With the average annual college tuition at a four-year private school now exceeding $32,000, losing even a semester's worth of tuition money would be painful for most families.
Tuition refund insurance can help protect families' financial interests in the event that illness or personal issues force a student to leave school before graduating. (Some tuition refund insurance plans may also optionally cover the job loss or job transfer of the tuition payer, or losses incurred as a result of academic or disciplinary dismissal.)
How tuition refund insurance works
Parents pay an insurance premium prior to enrolling the student. If a "covered" situation arises and the student must leave school, the insured party receives a payment that reimburses all or a portion of tuition fees. (Tuition refund insurance coverage also covers the school or university to protect them if students drop out.)
Tuition refund insurance may cover medically necessary withdrawals, mental and nervous disorders leading to withdrawal, the death of a parent or other adult who paid the tuition, the death of a student, and school closures due to epidemic. Any parent seriously considering tuition refund insurance should carefully review what is and isn't covered.
Tuition insurance policies are offered through schools by several insurance companies and usually cost up to three percent of the total tuition cost. Because many universities already have fairly generous refund policies in place, and because most state colleges have much more affordable tuition, tuition refund insurance makes the most sense for families which are sending their child to a high-cost, private institution.
At Bowdoin College, for example, the college's own refund policy, along with the tuition refund insurance plan, ensure that a student leaving school mid-semester for medical reasons will receive a maximum 80% refund of tuition.

Bowdoin charges between $344 and $437 for the insurance, depending on whether tuition, room and/or board are covered.

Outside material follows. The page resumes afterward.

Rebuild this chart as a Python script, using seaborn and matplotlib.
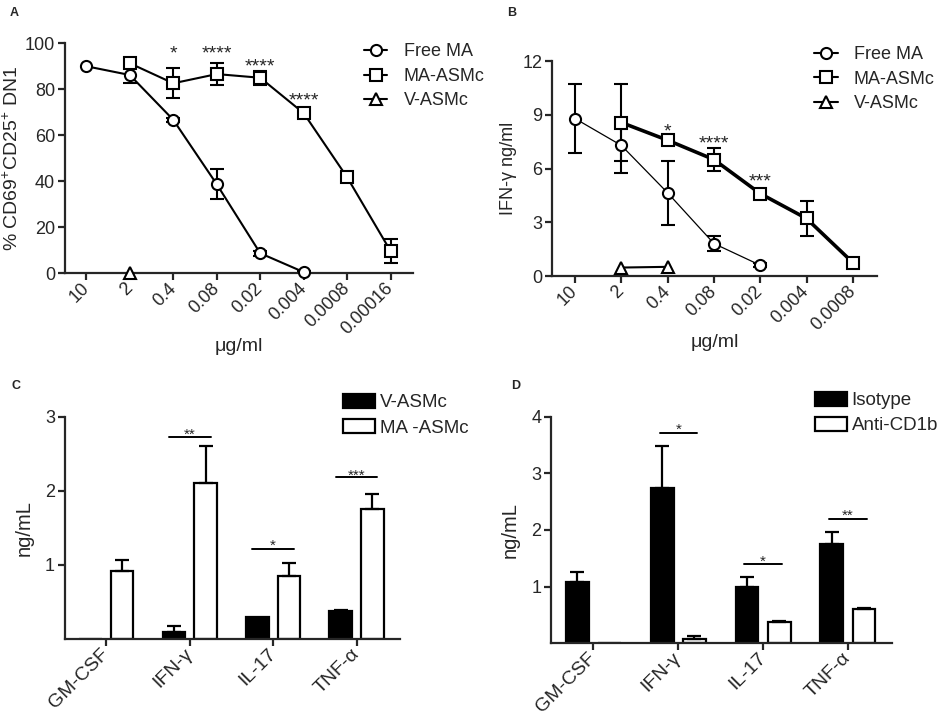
import numpy as np
import pandas as pd
import matplotlib
matplotlib.use("Agg")
import matplotlib.pyplot as plt
import seaborn as sns
from matplotlib.lines import Line2D
from matplotlib.patches import Patch

# ---- Panel A: % CD69+CD25+ DN1 vs dose ----
doses_a = ["10", "2", "0.4", "0.08", "0.02", "0.004", "0.0008", "0.00016"]
free_ma_a = [90.0, 86.2, 66.7, 38.7, 8.7, 0.5, np.nan, np.nan]
free_ma_a_err = [0, 3.5, 1.0, 6.5, 1.0, 0.5, 0, 0]
ma_asmc_a = [np.nan, 91.3, 82.6, 86.6, 85.0, 69.6, 41.7, 9.6]
ma_asmc_a_err = [0, 2.0, 6.5, 4.7, 3.0, 1.0, 0, 5.2]
v_asmc_a = [np.nan, 0.0, np.nan, np.nan, np.nan, np.nan, np.nan, np.nan]
stars_a = ["", "", "*", "****", "****", "****", "", ""]
star_y_a = [np.nan, np.nan, 98.5, 98.5, 93.0, 78.0, np.nan, np.nan]

# ---- Panel B: IFN-g vs dose ----
doses_b = ["10", "2", "0.4", "0.08", "0.02", "0.004", "0.0008"]
free_ma_b = [8.8, 7.3, 4.65, 1.82, 0.61, np.nan, np.nan]
free_ma_b_err = [1.95, 1.55, 1.77, 0.4, 0.12, 0, 0]
ma_asmc_b = [np.nan, 8.58, 7.59, 6.51, 4.61, 3.22, 0.76]
ma_asmc_b_err = [0, 2.15, 0.15, 0.62, 0.1, 0.98, 0.1]
v_asmc_b = [np.nan, 0.48, 0.52, np.nan, np.nan, np.nan, np.nan]
stars_b = ["", "", "*", "****", "***", "", ""]
star_y_b = [np.nan, np.nan, 8.43, 7.81, 5.64, np.nan, np.nan]

# ---- Panels C and D: cytokines ----
cytokines = ["GM-CSF", "IFN-γ", "IL-17", "TNF-α"]
v_asmc_c = [0.0, 0.09, 0.30, 0.37]
v_asmc_c_err = [0, 0.08, 0, 0.02]
ma_asmc_c = [0.91, 2.10, 0.85, 1.75]
ma_asmc_c_err = [0.15, 0.51, 0.18, 0.20]
sig_c = ["", "**", "*", "***"]
sig_line_c = [np.nan, 2.72, 1.21, 2.18]
sig_star_c = [np.nan, 2.83, 1.32, 2.27]

isotype_d = [1.08, 2.74, 1.00, 1.76]
isotype_d_err = [0.17, 0.74, 0.16, 0.20]
anti_cd1b_d = [0.0, 0.07, 0.38, 0.60]
anti_cd1b_d_err = [0, 0.05, 0.01, 0.02]
sig_d = ["", "*", "*", "**"]
sig_line_d = [np.nan, 3.72, 1.39, 2.20]
sig_star_d = [np.nan, 3.86, 1.53, 2.34]

sns.set_style("ticks")
plt.rcParams["font.family"] = ["Liberation Sans", "DejaVu Sans"]
plt.rcParams["mathtext.fontset"] = "custom"
plt.rcParams["mathtext.rm"] = "Liberation Sans"
plt.rcParams["font.size"] = 13

LW = 1.6
fig = plt.figure(figsize=(9.5, 7.21), dpi=100)


def style_axes(ax, xsize=13):
    sns.despine(ax=ax)
    for s in ["left", "bottom"]:
        ax.spines[s].set_linewidth(LW)
    ax.tick_params(direction="out", length=5, width=LW, labelsize=13, pad=2)
    ax.tick_params(axis="x", labelsize=xsize, pad=4)


def put_stars(ax, xs, ys, labels, fs):
    for x, y, s in zip(xs, ys, labels):
        if s:
            ax.annotate(s, xy=(x, y), xytext=(0, -0.6 * fs), textcoords="offset points",
                        ha="center", va="baseline", fontsize=fs)


def line_panel(ax, doses, series, widths, stars, star_y):
    pos = np.arange(len(doses))
    for name, (vals, errs, marker) in series.items():
        vals = np.array(vals, dtype=float)
        errs = np.array(errs, dtype=float)
        ok = ~np.isnan(vals)
        sns.lineplot(x=pos[ok], y=vals[ok], ax=ax, color="black", lw=widths[name],
                     marker=marker, markersize=8, markerfacecolor="white",
                     markeredgecolor="black", markeredgewidth=1.5, label=name,
                     clip_on=False, zorder=3)
        e = ok & (errs > 0)
        if e.any():
            ax.errorbar(pos[e], vals[e], yerr=errs[e], fmt="none", ecolor="black",
                        elinewidth=1.5, capsize=5, capthick=1.5, zorder=2)
    ax.set_xticks(pos)
    ax.set_xticklabels(doses, rotation=45, ha="right", va="center", rotation_mode="anchor")
    ax.set_xlim(-0.5, len(doses) - 0.48)
    ax.set_xlabel("μg/ml", fontsize=14, labelpad=0)
    put_stars(ax, pos, star_y, stars, 14)
    style_axes(ax)


def legend_lines(ax, names, markers, widths, anchor):
    handles = [Line2D([], [], color="black", lw=widths[n], marker=m, markersize=8,
                      markerfacecolor="white", markeredgecolor="black", markeredgewidth=1.5)
               for n, m in zip(names, markers)]
    ax.legend(handles, names, loc="upper left", bbox_to_anchor=anchor,
              bbox_transform=fig.transFigure, frameon=False, borderaxespad=0,
              borderpad=0, handlelength=1.3, handletextpad=0.9, labelspacing=0.42,
              fontsize=13)


# Panel A
ax_a = fig.add_axes([0.068, 0.621, 0.367, 0.319])
w_a = {"Free MA": 1.5, "MA-ASMc": 1.5, "V-ASMc": 1.5}
line_panel(ax_a, doses_a,
           {"Free MA": (free_ma_a, free_ma_a_err, "o"),
            "MA-ASMc": (ma_asmc_a, ma_asmc_a_err, "s"),
            "V-ASMc": (v_asmc_a, [0] * len(doses_a), "^")},
           w_a, stars_a, star_y_a)
ax_a.set_ylim(0, 100)
ax_a.set_yticks([0, 20, 40, 60, 80, 100])
ax_a.set_ylabel("% CD69$^{+}$CD25$^{+}$ DN1", fontsize=14, labelpad=2)
legend_lines(ax_a, ["Free MA", "MA-ASMc", "V-ASMc"], ["o", "s", "^"], w_a, (0.383, 0.940))

# Panel B
ax_b = fig.add_axes([0.581, 0.617, 0.342, 0.298])
w_b = {"Free MA": 0.9, "MA-ASMc": 2.6, "V-ASMc": 1.5}
line_panel(ax_b, doses_b,
           {"Free MA": (free_ma_b, free_ma_b_err, "o"),
            "MA-ASMc": (ma_asmc_b, ma_asmc_b_err, "s"),
            "V-ASMc": (v_asmc_b, [0] * len(doses_b), "^")},
           w_b, stars_b, star_y_b)
ax_b.set_ylim(0, 12)
ax_b.set_yticks([0, 3, 6, 9, 12])
ax_b.set_ylabel("IFN-γ ng/ml", fontsize=13, labelpad=4)
legend_lines(ax_b, ["Free MA", "MA-ASMc", "V-ASMc"], ["o", "s", "^"],
             {"Free MA": 1.5, "MA-ASMc": 1.5, "V-ASMc": 1.5}, (0.857, 0.936))


def bar_panel(ax, groups, vals0, err0, vals1, err1, sig, sig_line, sig_star, half):
    df = pd.DataFrame({"cytokine": cytokines * 2,
                       "group": [groups[0]] * len(cytokines) + [groups[1]] * len(cytokines),
                       "value": list(vals0) + list(vals1)})
    sns.barplot(data=df, x="cytokine", y="value", hue="group", hue_order=groups,
                palette={groups[0]: "black", groups[1]: "white"}, edgecolor="black",
                linewidth=LW, width=0.76, gap=0.29, errorbar=None, legend=False, ax=ax)
    bars = sorted(ax.patches, key=lambda p: p.get_x())
    centers = [b.get_x() + b.get_width() / 2 for b in bars]
    c0, c1 = centers[0::2], centers[1::2]
    for cs, vs, es in [(c0, vals0, err0), (c1, vals1, err1)]:
        for c, v, e in zip(cs, vs, es):
            if e > 0:
                ax.errorbar([c], [v], yerr=[[0], [e]], fmt="none", ecolor="black",
                            elinewidth=LW, capsize=5, capthick=LW, zorder=1)
    for i, (s, ly) in enumerate(zip(sig, sig_line)):
        if s:
            ax.plot([i - half, i + half], [ly, ly], color="black", lw=1.4)
    put_stars(ax, range(len(cytokines)), sig_star, sig, 11)
    ax.set_xlim(-0.5, len(cytokines) - 0.48)
    ax.set_xticks(range(len(cytokines)))
    ax.set_xticklabels(cytokines, rotation=45, ha="right", va="center", rotation_mode="anchor")
    ax.set_xlabel("")
    ax.set_ylabel("ng/mL", fontsize=14.5, labelpad=8)
    style_axes(ax, xsize=14)
    handles = [Patch(facecolor="black", edgecolor="black", lw=LW),
               Patch(facecolor="white", edgecolor="black", lw=LW)]
    return handles


# Panel C
ax_c = fig.add_axes([0.068, 0.114, 0.353, 0.308])
h = bar_panel(ax_c, ["V-ASMc", "MA -ASMc"], v_asmc_c, v_asmc_c_err, ma_asmc_c,
              ma_asmc_c_err, sig_c, sig_line_c, sig_star_c, 0.25)
ax_c.set_ylim(0, 3)
ax_c.set_yticks([1, 2, 3])
ax_c.legend(h, ["V-ASMc", "MA -ASMc"], loc="upper left", bbox_to_anchor=(0.361, 0.454),
            bbox_transform=fig.transFigure, frameon=False, borderaxespad=0, borderpad=0,
            handlelength=1.7, handleheight=0.8, handletextpad=0.25, labelspacing=0.4,
            fontsize=13.5)

# Panel D
ax_d = fig.add_axes([0.58, 0.108, 0.359, 0.314])
h = bar_panel(ax_d, ["Isotype", "Anti-CD1b"], isotype_d, isotype_d_err, anti_cd1b_d,
              anti_cd1b_d_err, sig_d, sig_line_d, sig_star_d, 0.22)
ax_d.set_ylim(0, 4)
ax_d.set_yticks([1, 2, 3, 4])
ax_d.legend(h, ["Isotype", "Anti-CD1b"], loc="upper left", bbox_to_anchor=(0.858, 0.457),
            bbox_transform=fig.transFigure, frameon=False, borderaxespad=0, borderpad=0,
            handlelength=1.7, handleheight=0.8, handletextpad=0.25, labelspacing=0.4,
            fontsize=13.5)

# panel letters
for lbl, x, y in [("A", 0.010, 0.978), ("B", 0.534, 0.978), ("C", 0.012, 0.461), ("D", 0.538, 0.461)]:
    fig.text(x, y, lbl, fontsize=9, fontweight="bold", va="baseline")

fig.savefig("out.png", dpi=100)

At the University of New Hampshire, a public school, elective tuition refund insurance permits students to recoup 100% of tuition, room and board and mandatory fees for medical reasons, or 60% of costs if they leave due to medical/psychological reasons. The insurance costs between $100 and $173 for New Hampshire residents and between $215 and $288 for out-of-state residents.
At some schools, tuition refund insurance is included in the cost of tuition, and premiums are paid for by the school. Sometimes, parents are required to pay for tuition refund insurance unless they pay the entire tuition for the term in advance. Tuition refund insurance is also offered by some schools on an opt-out basis — parents are automatically charged for it unless they decline coverage in writing. Still other schools offer tuition insurance on a purely voluntary basis.
For more details, contact the school your child plans to attend.